Mengapa tidak di Metropolitan?

 Mengapa tidak di Jakarta? Setelah beberapa tahun hiruk pikuk merasakan atmosfer kehidupan metropolitan, ada rasa lelah yang tak tertahankan, bukan ke lelah fisik, (karena dimanapun berada yang namanya kerja pasti akan lelah dan capek secara fisik meskipun hanya sebentar) ini lebih ke lelah pikiran? Setiap hari menghadapi kemacetan di jalan, terus sumpah serapah para penghuni jalan, klo menghindari macet menggunakan kendaraan pribadi, harus berebutan naik kendaraan umum. Rasanya hidup hanya habis di jalanan. 




Bagi pribadi yang dilahirkan di kampung yang sepi dan asri, hal seperti ini adalah tekanan batin. Rasanya seperti hidup di dunia yang lain klo tinggal di tempat yang hectic seperti ini.

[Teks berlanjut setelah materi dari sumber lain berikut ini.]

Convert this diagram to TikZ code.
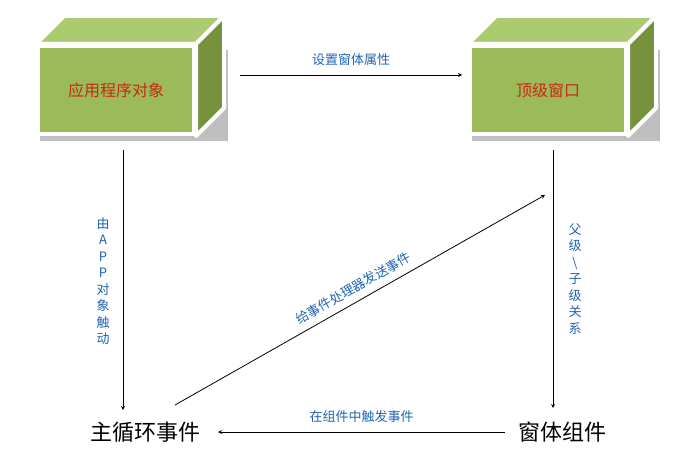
\documentclass[tikz,border=0pt]{standalone}
\usepackage{fontspec}
\setmainfont{Noto Sans CJK SC}
\usetikzlibrary{positioning,calc}
\definecolor{boxgreen}{RGB}{155,187,89}
\definecolor{boxtop}{RGB}{172,202,112}
\definecolor{boxside}{RGB}{118,146,60}
\definecolor{labelblue}{RGB}{31,100,178}
\definecolor{labelred}{RGB}{200,40,20}
\begin{document}
\begin{tikzpicture}[x=1pt,y=-1pt,
        objbox/.style={draw=white, line width=4pt, fill=boxgreen, minimum width=156pt, minimum height=88pt, inner sep=0pt, font=\fontsize{16}{16}\selectfont\color{labelred}},
        evtag/.style={font=\fontsize{22}{22}\selectfont},
        lbl/.style={font=\fontsize{13}{13}\selectfont\color{labelblue}},
        vlbl/.style={lbl, align=center, font=\fontsize{13}{16.5}\selectfont\color{labelblue}},
        flow/.style={->, >=stealth, line width=0.8pt}
      ]
      \useasboundingbox (0,0) rectangle (684,452);

      % 3d boxes
      \foreach \name/\cx/\txt in {App/116/应用程序对象, Top/548/顶级窗口} {
        \fill[black!25] (\cx-76,50) -- (\cx+112,50) -- (\cx+112,141) -- (\cx-76,141) -- cycle;
        \draw[white, line width=4pt, fill=boxtop, line join=round] (\cx-80,44) -- (\cx-52,16) -- (\cx+108,16) -- (\cx+80,44) -- cycle;
        \draw[white, line width=4pt, fill=boxside, line join=round] (\cx+80,44) -- (\cx+108,16) -- (\cx+108,108) -- (\cx+80,136) -- cycle;
        \node (\name) at (\cx,90) [objbox] {\txt};
      }

      \node (Loop) at (145,432) [evtag] {主循环事件};
      \node (Widget) at (562,432) [evtag] {窗体组件};

      \coordinate (A1) at (240,75);  \coordinate (A2) at (462,75);
      \coordinate (L1) at (123,150); \coordinate (L2) at (123,410);
      \coordinate (R1) at (553,150); \coordinate (R2) at (553,408);
      \coordinate (B1) at (505,432); \coordinate (B2) at (218,432);
      \coordinate (D1) at (175,405); \coordinate (D2) at (545,195);

      \draw[flow] (A1) -- node[lbl, above=6pt] {设置窗体属性} (A2);
      \draw[flow] (L1) -- (L2);
      \node at (103,281) [vlbl] {由\\A\\P\\P\\对\\象\\触\\动};
      \draw[flow] (R1) -- (R2);
      \node at (575,279) [vlbl] {父\\级\\\textbackslash\\子\\级\\关\\系};
      \draw[flow] (B1) -- node[lbl, above=6pt] {在组件中触发事件} (B2);
      \draw[flow] (D1) -- node[lbl, sloped, above=4pt] {给事件处理器发送事件} (D2);
    \end{tikzpicture}
\end{document}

 Sehingga dikit-dikit butuh healing, butuh cooling down ke tempat yang menenangkan. Sampai akhirnya menyerah dan memilih tinggal di tempat yang masih bisa kompromi dengan segala yang melelahkan secara pikiran.



2 komentar:

  1. Bener kan, lelah pikiran itu lebih berat rasanya daripada lelah fisik.
    Lelah fisik tidur juga kembali pulih, tapi lelah pikiran kayak nggak kemana mana, muter muter situ aja.
    Aku sempat nge-hang gara - gara ini. Kepala jadi sakit kalau mikir berat. Harus istirahat total 2 minggu full baru kembali normal.
    Jadi kamu pindah ra?

    BalasHapus
    Balasan
    1. Iya, kyk capek bgt. Kualitas hidup jadi nurun. Mencoba tetap waras dengan kelelahan pikiran.

      Pindah kerjanya sekarang di daerah pinggiran. Ke kota hanya klo butuh sj.